Members of the University of Southern California’s Hillel chapter gathered in high spirits on the second night of the Jewish holiday, Sukkot, which fell on Tuesday, October 7–the second anniversary of the Hamas attack on Israel.
USC Hillel let Annenberg Media inside their event briefly.
In celebration of the Jewish holiday, the Hillel building was decorated with a multitude of flowers, candles, and tributes to the lives lost during the attack, as well as posters calling for the return home of hostages taken during the attack.
Sukkot is an eight-day harvest festival that directly follows the celebrated nine days in the diaspora, serving as a counterbalance to the High Holidays of Rosh Hashanah and Yom Kippur. Contrasting the ‘spiritual intensity’ that the High Holidays bring, Sukkot starts on a full moon, on October 6 this year, which in the Jewish religion, represents a festival of abundance.
“Jewish history is lived in. Every single year, people do this,” USC Rabbi Jocee Hudson said.
Hudson added that the holiday represents a persistent joy, which emerges from grief and struggle, and represents the unity of a community.
“It is the feeling of gratitude mixed with love mixed with happiness, knowing what it feels like to grieve and coming out of it,” Hudson said. “We gather here today, this is like emphatic joy. It’s not a joy that is hollow or dismissive. It is a joy that encompasses it all.”
This year, the second night of Sukkot fell on the two-year anniversary of the October 7 attacks.
“The holiday commands us to be celebratory and happy, and so it’s very hard to hold both the Jewish holiday and also the pain of October 7,” USC Hillel Executive Vice President Carmel Schwartz said.
Rabbi Hudson emphasized the sentiments regarding this year’s celebration.
“It’s the only Jewish holiday that you’re commanded to be happy on,” Hudson said. “Which is one of the reasons why, as it falls on October 7 this year, there’s a religious challenge into how it is that we would observe this day and the one holiday that you’re commanded to be joyful.”
President of the USC Hillel Tzedek Committee Isabella-Marie Selden said she saw Sukkot as a way to gather with friends and family while celebrating life and honoring the victims from the October 7 attacks.
“It’s definitely a dichotomy where we are supposed to be happy and together, but there’s a lot of war and hurt that’s going on in the world,” Selden said. “For me, this day is a day to celebrate life with my friends and be happy while also recognizing that there’s a lot of negative stuff in this world and that there’s a lot that we can do as people, as an institution, to help change that.”
Schwartz echoed the importance of Sukkot as a time to gather with family and find community.

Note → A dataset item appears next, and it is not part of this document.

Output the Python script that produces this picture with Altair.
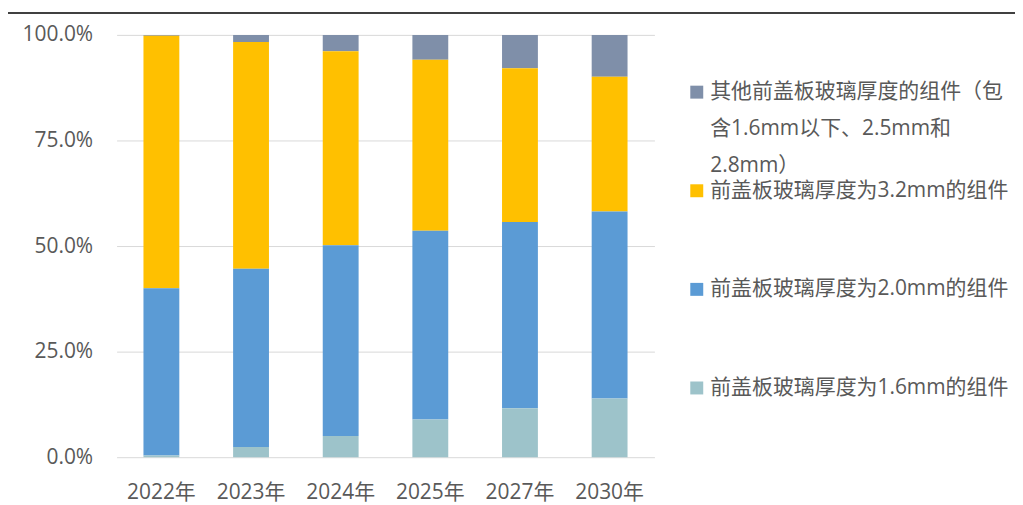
import altair as alt
import pandas as pd

years = ["2022年", "2023年", "2024年", "2025年", "2027年", "2030年"]
series = [
    "其他前盖板玻璃厚度的组件（包\n含1.6mm以下、2.5mm和\n2.8mm）",
    "前盖板玻璃厚度为3.2mm的组件",
    "前盖板玻璃厚度为2.0mm的组件",
    "前盖板玻璃厚度为1.6mm的组件",
]
colors = ["#7F8FA9", "#FFC000", "#5B9BD5", "#9DC3CA"]
stack_rank = [3, 2, 1, 0]

v_other = [0.2, 1.7, 3.9, 5.9, 7.9, 9.9]
v_32 = [59.8, 53.7, 45.9, 40.5, 36.4, 31.9]
v_20 = [39.6, 42.2, 45.2, 44.7, 44.1, 44.3]
v_16 = [0.4, 2.4, 5.0, 8.9, 11.6, 13.9]
values_by_series = [v_other, v_32, v_20, v_16]
y_ticks = [0, 0.25, 0.5, 0.75, 1]

rows = []
for s, r, vals in zip(series, stack_rank, values_by_series):
    for y, v in zip(years, vals):
        rows.append({"year": y, "series": s, "rank": r, "value": v})
df = pd.DataFrame(rows)

FONT = "Open Sans, Noto Sans CJK SC, sans-serif"
TXT = "#595959"

bars = alt.Chart(df).mark_bar().encode(
    x=alt.X(
        "year:N",
        sort=years,
        scale=alt.Scale(paddingInner=0.6, paddingOuter=0.3),
        axis=alt.Axis(
            title=None, labelAngle=0, domain=False, ticks=False, grid=False,
            labelFontSize=21, labelColor=TXT, labelFont=FONT, labelPadding=24,
        ),
    ),
    y=alt.Y(
        "value:Q",
        stack="normalize",
        scale=alt.Scale(domain=[0, 1]),
        axis=alt.Axis(
            title=None, values=y_ticks,
            labelExpr="format(datum.value, '.1%')",
            domain=False, ticks=False, grid=True, gridColor="#D9D9D9",
            gridWidth=1, labelFontSize=21, labelColor=TXT, labelFont=FONT,
            labelPadding=24,
        ),
    ),
    color=alt.Color(
        "series:N",
        scale=alt.Scale(domain=series, range=colors),
        legend=alt.Legend(
            title=None, orient="none", legendX=572, legendY=47,
            symbolType="square", symbolSize=169, symbolStrokeWidth=0,
            labelFontSize=21, labelColor=TXT, labelFont=FONT, labelLimit=500,
            labelOffset=3, gridAlign="all", rowPadding=3, padding=0,
            labelExpr="split(datum.label, '\\n')",
        ),
    ),
    order=alt.Order("rank:Q", sort="ascending"),
)

top_line = alt.Chart(pd.DataFrame({"a": [0]})).mark_rule(
    color="black", strokeWidth=1.5, clip=False
).encode(x=alt.value(-109), x2=alt.value(910), y=alt.value(-22))

chart = alt.layer(bars, top_line).properties(
    width=540,
    height=424,
    autosize=alt.AutoSizeParams(type="none"),
    padding={"left": 109, "top": 26, "right": 362, "bottom": 46},
).configure(
    view=alt.ViewConfig(strokeWidth=0),
    style={"guide-label": {"lineHeight": 37}},
)

chart.save("out.html", embed_options={"renderer": "svg", "actions": False})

“[It’s a time to] spend the week together in the same space, invite people into your sukkah,” Schwartz said.
Hudson, who also serves as the senior Jewish educator at USC Hillel, explained the significance of two of the main Sukkot ritual elements: the lulav, a palm frond, and the etrog, a citron fruit.

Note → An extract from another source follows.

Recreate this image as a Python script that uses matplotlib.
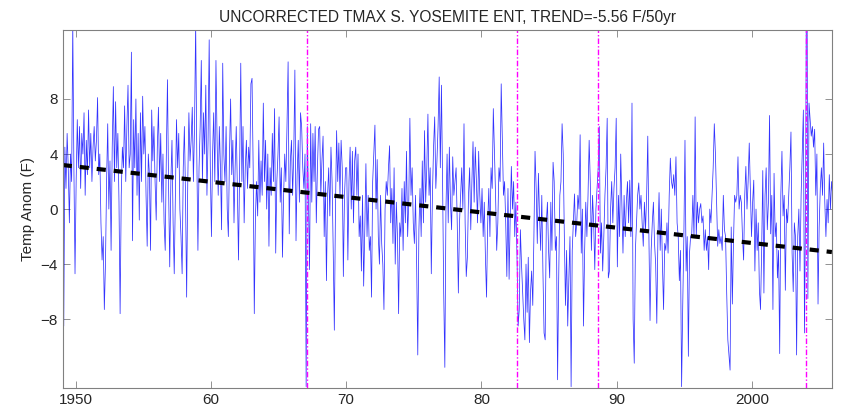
import matplotlib
matplotlib.use('Agg')
import matplotlib.pyplot as plt
import numpy as np

# monthly TMAX anomalies (F), one row of 12 per year
temps_1949_1959 = [
    [7.0, -8.5, 4.5, 1.5, 5.5, 3.0, -1.0, 4.0, 2.0, 13.5, 3.0, -4.7],
    [2.0, 6.5, 3.0, 6.0, 1.5, 5.5, 4.0, 7.0, 1.0, 5.0, 2.5, 7.2],
    [3.0, 5.5, 2.0, 4.5, 6.0, 3.5, 5.0, 8.1, 2.5, 4.0, -1.0, -3.7],
    [-2.0, -7.3, -4.0, 2.0, 6.2, 0.0, 3.5, -3.0, 4.5, 8.9, 2.0, 7.8],
    [3.0, 5.5, 0.5, -7.6, 1.0, 4.5, 3.0, 7.5, 2.0, 6.0, 9.0, 3.0],
    [4.0, 11.4, -2.3, 6.5, 3.0, 8.0, 1.0, 5.5, -0.8, 7.0, 2.0, 8.2],
    [4.0, 6.0, 1.0, -2.7, 4.0, 2.5, -3.0, 7.2, 3.5, 6.0, 2.0, -0.8],
    [4.5, 7.4, 2.0, 5.5, 0.5, 4.0, -1.0, -3.0, 4.0, 9.4, 1.5, -4.2],
    [2.0, 5.0, -1.0, -4.7, 1.0, 6.5, 3.0, 5.5, 0.0, -2.0, -4.7, 3.0],
    [6.0, 1.0, -6.4, 2.0, 7.0, 3.5, 5.0, 7.4, 2.0, 6.0, 13.5, 4.0],
    [-3.0, 3.0, 6.0, 10.8, 2.0, 7.0, 4.0, 9.0, 1.0, 5.0, 12.3, 3.0],
]
temps_1960_1969 = [
    [-2.0, 4.0, 7.0, 2.0, 10.8, 5.0, 1.0, 6.0, 3.0, -1.5, 10.6, 4.0],
    [2.0, 6.0, 0.0, -2.0, 4.0, 8.0, 2.5, 5.0, -1.0, 3.0, 6.0, 1.5],
    [-3.7, 3.0, 10.6, 2.0, 6.0, -1.0, 3.0, 5.0, 1.5, 4.5, 3.0, 9.1],
    [9.5, 3.0, -7.6, -0.6, 2.0, -0.5, 5.0, 0.5, 3.5, 1.0, 7.7, 2.0],
    [5.0, 0.0, 4.0, -2.7, 3.0, 1.0, 5.5, 2.0, 7.3, -3.2, 2.0, 4.0],
    [6.7, 0.5, 3.0, -3.5, 1.0, 4.0, 2.0, 6.0, 10.7, -1.8, 3.5, 5.0],
    [1.0, 4.0, 10.1, -2.3, 2.5, 5.0, 0.5, 7.0, 6.0, 3.0, 1.5, 4.0],
    [-12.9, 6.0, 1.0, -4.4, 6.2, 0.5, 5.5, 2.0, 6.0, -1.0, 3.0, 5.8],
    [6.0, 1.0, 3.5, 5.3, -2.0, 2.0, -5.2, 1.0, 3.0, -0.5, 4.5, 2.0],
    [-3.0, -8.8, 0.0, 5.7, 2.0, 4.8, 1.0, 5.0, 3.0, -4.9, 1.0, 3.0],
]
temps_1970_1979 = [
    [3.0, -3.7, 2.0, 4.5, 0.0, 4.2, -1.0, 3.5, 4.5, 1.0, 4.0, -2.0],
    [-0.5, -4.5, 1.0, -5.6, -1.5, 3.3, -2.0, 1.0, -3.0, -2.0, -6.4, 2.0],
    [4.0, 6.1, 0.0, 3.6, -2.0, -4.0, 1.0, -2.5, -4.0, -7.3, 0.0, 2.0],
    [1.0, 3.0, 4.6, -1.0, 1.5, -2.5, 3.0, -4.0, 0.5, -2.0, -7.6, -1.0],
    [-2.0, 1.5, -3.0, 2.0, -1.0, 4.2, -2.0, 0.5, 6.6, 1.0, 3.0, -1.0],
    [-2.5, 1.0, -4.0, -10.6, -1.5, 1.5, -2.0, 3.5, -1.0, 5.7, 0.5, 3.0],
    [6.9, 1.0, 3.0, -4.7, 1.0, 4.5, 6.7, 1.5, 3.5, 6.0, 9.6, 3.0],
    [9.0, 2.0, -6.1, -11.5, 0.0, 4.0, -1.0, 4.5, 0.5, -1.5, 3.8, 1.0],
    [2.0, 3.0, -1.0, -6.1, -1.0, 1.0, 3.0, 0.0, 6.2, -1.0, -4.9, -3.5],
    [1.0, 3.0, -1.5, 2.0, 4.9, 0.5, 4.5, 2.0, -1.0, 4.2, 1.0, -1.0],
]
temps_1980_1989 = [
    [1.5, -2.0, 0.5, -3.5, -6.4, -1.0, 1.5, -2.0, 3.0, 1.5, 7.3, 4.0],
    [1.0, -3.0, -1.0, 3.0, 2.0, 9.1, 5.0, 1.0, 2.0, -1.0, -4.9, 1.5],
    [-5.1, -0.5, 3.1, 0.0, 2.0, -2.0, 0.5, -3.5, -8.5, -7.3, -1.5, -4.0],
    [-6.0, -8.0, -9.5, -4.0, -7.5, -3.5, -9.7, -6.0, -4.5, -7.0, -2.0, 4.2],
    [1.5, -2.5, 2.6, -0.5, -3.0, 1.0, -4.5, -9.0, -9.5, -1.0, 0.5, -3.0],
    [-5.0, 0.5, -3.0, 3.4, 2.0, -3.0, -2.0, -12.4, -5.0, 1.0, 2.0, 6.2],
    [4.0, -2.0, -7.0, -3.0, -8.5, -5.0, -2.0, -12.9, -3.0, -1.0, 1.1, -2.0],
    [-1.0, 1.0, 0.0, 5.4, -3.2, 0.0, -8.5, -3.0, 0.5, -2.0, 1.0, 5.0],
    [2.0, -3.0, 1.0, -1.0, -4.4, 0.0, 1.5, 3.0, 6.0, -3.2, -1.0, -4.5],
    [-2.0, 1.0, 3.0, 6.6, -5.0, -4.5, 0.0, 2.0, -1.0, 1.5, 3.0, 6.6],
]
temps_1990_1999 = [
    [-4.2, 1.0, -2.0, 4.0, 0.5, -3.2, 1.0, -2.0, 0.5, 2.0, -1.0, 2.1],
    [-2.0, 7.7, -8.0, -11.2, -3.0, -1.0, 1.0, 1.9, 0.0, 1.0, -1.0, -2.7],
    [0.5, -1.5, 1.0, 5.3, -2.0, -8.1, -3.0, -1.0, 0.5, -2.5, -4.0, -8.3],
    [-2.0, 1.2, -3.0, 0.0, -4.0, -7.3, -2.5, -3.0, -1.0, -3.2, 1.0, 3.7],
    [2.0, 1.5, 2.5, 1.0, 3.8, -1.0, -2.0, -5.2, -3.0, -12.9, -7.0, -2.0],
    [5.0, -4.5, -2.0, -10.7, -3.2, -2.0, -1.8, 1.0, -2.0, 6.7, -2.0, 0.5],
    [-1.0, 0.0, 0.4, -1.0, -0.5, -3.0, -1.5, -3.0, -2.0, -4.4, 0.0, -1.0],
    [1.0, 3.0, 6.2, 4.0, 0.5, -2.7, -1.5, -2.5, -2.0, -3.0, 1.0, -1.5],
    [-2.0, -6.1, -9.5, -10.6, -11.7, -1.3, -6.9, -2.5, 1.0, 0.5, 1.0, 3.8],
    [0.0, 1.0, 0.5, -2.0, -3.7, 1.0, 3.1, 0.0, 2.0, 4.8, 1.5, -2.0],
]
temps_2000_2005 = [
    [0.5, 2.1, -4.5, 0.0, -3.0, -1.0, -5.9, -7.3, -3.0, 2.8, -6.1, 1.0],
    [3.0, -1.5, 0.5, 6.8, -1.8, 1.0, -7.3, 2.6, -2.0, -1.0, -5.0, -3.0],
    [-10.5, 1.0, 4.2, -0.5, 1.0, -5.9, 0.0, -1.0, 1.0, 3.0, 5.6, -3.2],
    [-6.0, -1.0, -2.0, -10.6, -2.0, 0.0, -4.5, 1.0, 4.0, 7.2, -9.0, 1.0],
    [25.0, -6.5, 7.7, 6.5, 5.3, 6.0, 4.5, 5.8, 1.0, 4.0, -6.9, -1.3],
    [1.5, 3.0, 1.0, 4.8, 0.5, -2.0, 0.7, -1.0, 2.5, 0.0, 2.0, 1.0],
]
first_year = 1949

# station change dates
breaks = [1967.1, 1982.6, 1988.6, 2004.0]

# linear trend
trend_per_50yr = -5.56
trend_start_year = 1949.05
trend_start_value = 3.2
trend_end_year = 2005.9

xticks = [1950, 1960, 1970, 1980, 1990, 2000]
xticklabels = ['1950', '60', '70', '80', '90', '2000']
yticks = [-8, -4, 0, 4, 8]

temps = np.concatenate([np.ravel(d) for d in (temps_1949_1959, temps_1960_1969, temps_1970_1979,
                                              temps_1980_1989, temps_1990_1999, temps_2000_2005)])
t = first_year + (np.arange(len(temps)) + 0.5) / 12.0

trend_x = np.array([trend_start_year, trend_end_year])
trend_y = trend_start_value + trend_per_50yr / 50.0 * (trend_x - trend_start_year)

plt.rcParams['font.family'] = ['Liberation Sans', 'DejaVu Sans']

fig = plt.figure(figsize=(8.42, 4.13), dpi=100)
ax = fig.add_axes([0.0745, 0.0605, 0.9135, 0.8665])

ax.plot(t, temps, color='#0000ff', lw=0.55, alpha=0.8)
for b in breaks:
    ax.axvline(b, color='#ff00ff', lw=1.0, linestyle=(0, (4, 1.5, 1, 1.5)))
ax.plot(trend_x, trend_y, color='black', lw=3.0, linestyle=(0, (2.2, 1.9)))

ax.set_xlim(trend_start_year, trend_end_year)
ax.set_ylim(-13, 13)
ax.set_xticks(xticks)
ax.set_xticklabels(xticklabels)
ax.set_yticks(yticks)
ax.tick_params(direction='in', length=5, width=0.6, colors='#808080', labelcolor='#262626',
               labelsize=11, top=True, right=True)
for s in ax.spines.values():
    s.set_color('#808080')
    s.set_linewidth(0.8)

ax.set_ylabel('Temp Anom (F)', fontsize=11, color='#262626')
ax.set_title('UNCORRECTED TMAX S. YOSEMITE ENT, TREND=-5.56 F/50yr', fontsize=11.2, color='#262626', pad=6)

fig.savefig('out.png', dpi=100)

“When you hold them and you shake them, it’s the idea of so many different spiritual ways to understand it,” Hudson said. “We’re surrounded in all ways by the divine. We’re imbued with the divine and surrounded by the divine.”
These symbols have ancient roots in the holiday and represent a multitude of different interpretations, which are meant to symbolize the connection between the earth and its inhabitants.
It’s all elements of the Jewish world, interconnected,” Hudson said. “All of creation, interconnected, our connection to the land.”